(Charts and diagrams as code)
++++++++++

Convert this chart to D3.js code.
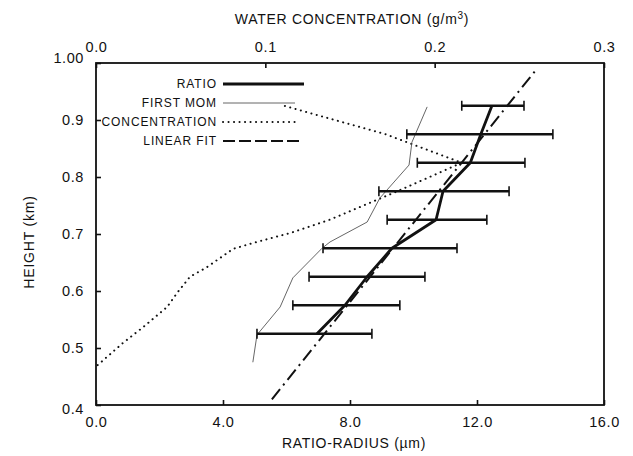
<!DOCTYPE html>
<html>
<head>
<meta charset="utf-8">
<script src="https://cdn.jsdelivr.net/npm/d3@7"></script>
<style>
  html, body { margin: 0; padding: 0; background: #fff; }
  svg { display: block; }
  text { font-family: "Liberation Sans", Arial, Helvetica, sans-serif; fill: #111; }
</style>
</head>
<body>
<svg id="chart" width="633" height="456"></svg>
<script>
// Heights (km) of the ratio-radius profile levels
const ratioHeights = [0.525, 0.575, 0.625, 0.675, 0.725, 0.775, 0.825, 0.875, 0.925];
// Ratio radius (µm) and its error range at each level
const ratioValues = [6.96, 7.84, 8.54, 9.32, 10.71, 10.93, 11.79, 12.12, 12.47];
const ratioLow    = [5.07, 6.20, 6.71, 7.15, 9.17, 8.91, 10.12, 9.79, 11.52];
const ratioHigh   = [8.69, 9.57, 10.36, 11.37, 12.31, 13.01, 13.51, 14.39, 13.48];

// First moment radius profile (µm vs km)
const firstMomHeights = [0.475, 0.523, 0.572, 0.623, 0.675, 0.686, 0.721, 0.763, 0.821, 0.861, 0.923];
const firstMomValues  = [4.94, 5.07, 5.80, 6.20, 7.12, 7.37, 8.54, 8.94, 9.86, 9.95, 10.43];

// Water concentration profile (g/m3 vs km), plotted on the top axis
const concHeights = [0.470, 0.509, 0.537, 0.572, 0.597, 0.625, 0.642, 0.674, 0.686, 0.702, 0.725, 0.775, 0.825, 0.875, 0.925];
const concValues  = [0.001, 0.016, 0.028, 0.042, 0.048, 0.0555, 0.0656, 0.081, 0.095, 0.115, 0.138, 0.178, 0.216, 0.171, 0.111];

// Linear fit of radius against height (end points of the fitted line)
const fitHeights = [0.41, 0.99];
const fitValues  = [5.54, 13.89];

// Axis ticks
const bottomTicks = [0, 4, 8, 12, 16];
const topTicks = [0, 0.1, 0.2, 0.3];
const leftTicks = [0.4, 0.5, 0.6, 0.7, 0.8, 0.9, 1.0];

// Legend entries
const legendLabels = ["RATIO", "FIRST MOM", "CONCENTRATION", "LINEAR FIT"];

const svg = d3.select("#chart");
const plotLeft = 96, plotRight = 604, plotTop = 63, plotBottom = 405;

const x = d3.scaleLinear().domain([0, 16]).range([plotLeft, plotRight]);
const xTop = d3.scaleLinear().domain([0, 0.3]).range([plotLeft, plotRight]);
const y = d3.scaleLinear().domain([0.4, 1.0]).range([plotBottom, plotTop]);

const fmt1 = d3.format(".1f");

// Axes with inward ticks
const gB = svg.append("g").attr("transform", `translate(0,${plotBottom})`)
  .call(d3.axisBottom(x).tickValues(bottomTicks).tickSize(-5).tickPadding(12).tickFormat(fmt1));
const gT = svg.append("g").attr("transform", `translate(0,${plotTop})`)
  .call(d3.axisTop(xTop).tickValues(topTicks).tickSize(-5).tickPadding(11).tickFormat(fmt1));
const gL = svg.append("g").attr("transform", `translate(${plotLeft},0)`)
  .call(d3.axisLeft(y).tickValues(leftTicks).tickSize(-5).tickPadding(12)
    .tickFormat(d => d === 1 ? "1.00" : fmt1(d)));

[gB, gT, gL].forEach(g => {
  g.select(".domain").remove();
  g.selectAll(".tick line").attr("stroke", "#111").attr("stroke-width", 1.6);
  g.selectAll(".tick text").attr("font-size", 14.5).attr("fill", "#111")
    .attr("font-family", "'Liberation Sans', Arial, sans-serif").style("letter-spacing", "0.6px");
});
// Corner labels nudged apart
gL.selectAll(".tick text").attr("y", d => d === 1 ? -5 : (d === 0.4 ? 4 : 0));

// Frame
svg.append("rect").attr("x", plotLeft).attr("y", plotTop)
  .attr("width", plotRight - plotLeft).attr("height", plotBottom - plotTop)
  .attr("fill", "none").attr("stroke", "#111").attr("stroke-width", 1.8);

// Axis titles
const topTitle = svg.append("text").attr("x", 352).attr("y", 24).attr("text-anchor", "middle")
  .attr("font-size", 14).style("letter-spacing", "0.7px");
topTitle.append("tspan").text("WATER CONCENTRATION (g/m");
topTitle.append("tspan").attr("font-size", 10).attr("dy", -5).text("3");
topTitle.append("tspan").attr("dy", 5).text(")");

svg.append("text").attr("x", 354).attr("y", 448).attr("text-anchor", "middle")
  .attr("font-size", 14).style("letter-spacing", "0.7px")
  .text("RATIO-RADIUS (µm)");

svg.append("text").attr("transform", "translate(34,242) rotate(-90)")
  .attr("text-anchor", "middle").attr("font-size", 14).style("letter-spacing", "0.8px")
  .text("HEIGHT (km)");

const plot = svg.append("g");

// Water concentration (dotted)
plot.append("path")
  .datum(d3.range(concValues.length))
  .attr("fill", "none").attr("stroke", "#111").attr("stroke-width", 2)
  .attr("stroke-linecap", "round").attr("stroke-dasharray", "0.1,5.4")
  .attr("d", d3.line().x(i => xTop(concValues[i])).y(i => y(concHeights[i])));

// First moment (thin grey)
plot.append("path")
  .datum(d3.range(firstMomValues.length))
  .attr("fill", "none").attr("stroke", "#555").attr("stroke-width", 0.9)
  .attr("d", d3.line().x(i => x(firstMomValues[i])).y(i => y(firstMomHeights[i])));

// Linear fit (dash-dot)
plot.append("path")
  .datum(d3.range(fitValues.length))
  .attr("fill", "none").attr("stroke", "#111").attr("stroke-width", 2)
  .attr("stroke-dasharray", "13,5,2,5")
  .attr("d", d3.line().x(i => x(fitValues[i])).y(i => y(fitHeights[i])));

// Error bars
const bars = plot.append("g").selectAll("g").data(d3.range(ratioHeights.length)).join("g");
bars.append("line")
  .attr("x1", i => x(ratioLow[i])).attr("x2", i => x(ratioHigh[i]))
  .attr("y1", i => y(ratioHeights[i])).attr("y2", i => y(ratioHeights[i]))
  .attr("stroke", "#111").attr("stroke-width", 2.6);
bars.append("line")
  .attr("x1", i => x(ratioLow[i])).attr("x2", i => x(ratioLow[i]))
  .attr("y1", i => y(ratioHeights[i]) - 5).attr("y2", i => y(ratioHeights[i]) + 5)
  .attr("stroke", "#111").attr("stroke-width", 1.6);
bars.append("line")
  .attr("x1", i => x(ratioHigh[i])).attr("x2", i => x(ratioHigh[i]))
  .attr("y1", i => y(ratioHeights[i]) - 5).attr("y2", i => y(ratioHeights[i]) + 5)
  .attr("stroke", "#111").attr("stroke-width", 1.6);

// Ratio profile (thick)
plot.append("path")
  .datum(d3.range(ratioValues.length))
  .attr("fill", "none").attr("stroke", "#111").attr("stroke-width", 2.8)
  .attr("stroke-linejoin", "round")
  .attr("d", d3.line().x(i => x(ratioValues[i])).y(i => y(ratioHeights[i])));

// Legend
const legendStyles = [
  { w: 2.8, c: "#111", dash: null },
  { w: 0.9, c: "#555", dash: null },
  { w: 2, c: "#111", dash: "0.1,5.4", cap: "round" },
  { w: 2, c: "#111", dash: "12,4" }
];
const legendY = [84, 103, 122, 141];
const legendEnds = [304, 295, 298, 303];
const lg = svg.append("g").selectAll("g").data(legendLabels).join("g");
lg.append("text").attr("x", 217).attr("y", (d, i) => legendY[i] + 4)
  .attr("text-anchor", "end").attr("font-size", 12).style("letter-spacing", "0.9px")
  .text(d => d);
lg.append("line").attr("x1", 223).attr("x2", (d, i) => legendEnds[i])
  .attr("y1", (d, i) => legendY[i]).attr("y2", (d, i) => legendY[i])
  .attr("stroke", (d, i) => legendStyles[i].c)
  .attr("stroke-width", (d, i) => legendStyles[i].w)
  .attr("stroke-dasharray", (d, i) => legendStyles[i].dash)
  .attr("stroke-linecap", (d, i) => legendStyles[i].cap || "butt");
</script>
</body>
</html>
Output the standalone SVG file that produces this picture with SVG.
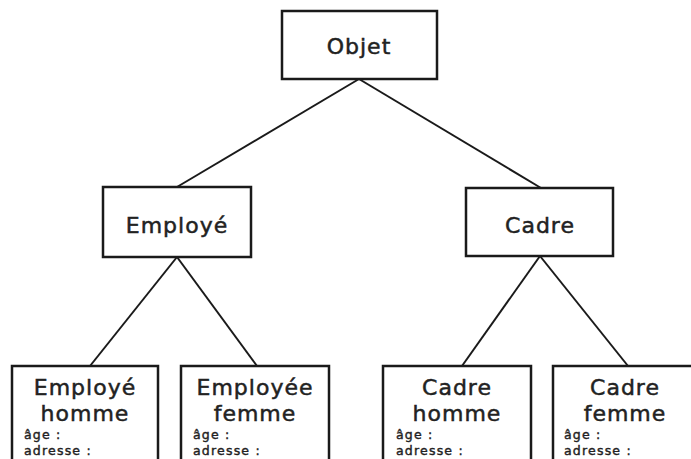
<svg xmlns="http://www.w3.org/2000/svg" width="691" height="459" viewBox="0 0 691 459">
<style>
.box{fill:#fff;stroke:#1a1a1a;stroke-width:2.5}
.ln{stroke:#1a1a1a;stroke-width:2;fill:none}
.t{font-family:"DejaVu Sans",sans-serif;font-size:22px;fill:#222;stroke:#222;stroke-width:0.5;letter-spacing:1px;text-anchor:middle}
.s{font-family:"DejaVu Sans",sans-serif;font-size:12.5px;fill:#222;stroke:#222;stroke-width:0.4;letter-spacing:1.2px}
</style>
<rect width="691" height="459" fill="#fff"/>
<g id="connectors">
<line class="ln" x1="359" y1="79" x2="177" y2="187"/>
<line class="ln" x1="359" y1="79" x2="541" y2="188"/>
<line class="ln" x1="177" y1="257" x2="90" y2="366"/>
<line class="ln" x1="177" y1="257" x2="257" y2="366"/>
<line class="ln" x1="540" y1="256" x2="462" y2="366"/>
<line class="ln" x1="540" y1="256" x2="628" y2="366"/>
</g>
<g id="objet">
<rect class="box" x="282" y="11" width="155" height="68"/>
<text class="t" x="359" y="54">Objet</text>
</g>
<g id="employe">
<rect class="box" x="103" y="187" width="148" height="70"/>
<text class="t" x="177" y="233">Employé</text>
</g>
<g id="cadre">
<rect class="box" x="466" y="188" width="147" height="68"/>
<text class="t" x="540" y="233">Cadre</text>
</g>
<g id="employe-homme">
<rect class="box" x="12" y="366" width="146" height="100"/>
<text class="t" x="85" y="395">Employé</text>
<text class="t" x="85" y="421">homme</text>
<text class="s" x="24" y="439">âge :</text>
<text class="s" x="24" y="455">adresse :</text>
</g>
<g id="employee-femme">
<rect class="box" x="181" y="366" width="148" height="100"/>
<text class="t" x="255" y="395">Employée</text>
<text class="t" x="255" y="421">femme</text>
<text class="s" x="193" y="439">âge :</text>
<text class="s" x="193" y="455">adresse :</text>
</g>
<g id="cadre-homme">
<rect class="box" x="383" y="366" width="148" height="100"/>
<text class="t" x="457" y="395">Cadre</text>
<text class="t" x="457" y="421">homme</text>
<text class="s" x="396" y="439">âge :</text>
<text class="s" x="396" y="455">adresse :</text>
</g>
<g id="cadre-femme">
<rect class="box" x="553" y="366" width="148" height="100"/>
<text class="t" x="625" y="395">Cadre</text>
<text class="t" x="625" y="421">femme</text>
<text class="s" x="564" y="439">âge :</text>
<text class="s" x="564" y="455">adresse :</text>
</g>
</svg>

++++++++++

Work to complete
Begin with the first line of the records and repeat every line up to the one with "9.86, 9.95, 10.43];", counting that line too. Pictures are not part of the copy.

Solution for this exercise
Convert this chart to D3.js code.
<!DOCTYPE html>
<html>
<head>
<meta charset="utf-8">
<script src="https://cdn.jsdelivr.net/npm/d3@7"></script>
<style>
  html, body { margin: 0; padding: 0; background: #fff; }
  svg { display: block; }
  text { font-family: "Liberation Sans", Arial, Helvetica, sans-serif; fill: #111; }
</style>
</head>
<body>
<svg id="chart" width="633" height="456"></svg>
<script>
// Heights (km) of the ratio-radius profile levels
const ratioHeights = [0.525, 0.575, 0.625, 0.675, 0.725, 0.775, 0.825, 0.875, 0.925];
// Ratio radius (µm) and its error range at each level
const ratioValues = [6.96, 7.84, 8.54, 9.32, 10.71, 10.93, 11.79, 12.12, 12.47];
const ratioLow    = [5.07, 6.20, 6.71, 7.15, 9.17, 8.91, 10.12, 9.79, 11.52];
const ratioHigh   = [8.69, 9.57, 10.36, 11.37, 12.31, 13.01, 13.51, 14.39, 13.48];

// First moment radius profile (µm vs km)
const firstMomHeights = [0.475, 0.523, 0.572, 0.623, 0.675, 0.686, 0.721, 0.763, 0.821, 0.861, 0.923];
const firstMomValues  = [4.94, 5.07, 5.80, 6.20, 7.12, 7.37, 8.54, 8.94, 9.86, 9.95, 10.43];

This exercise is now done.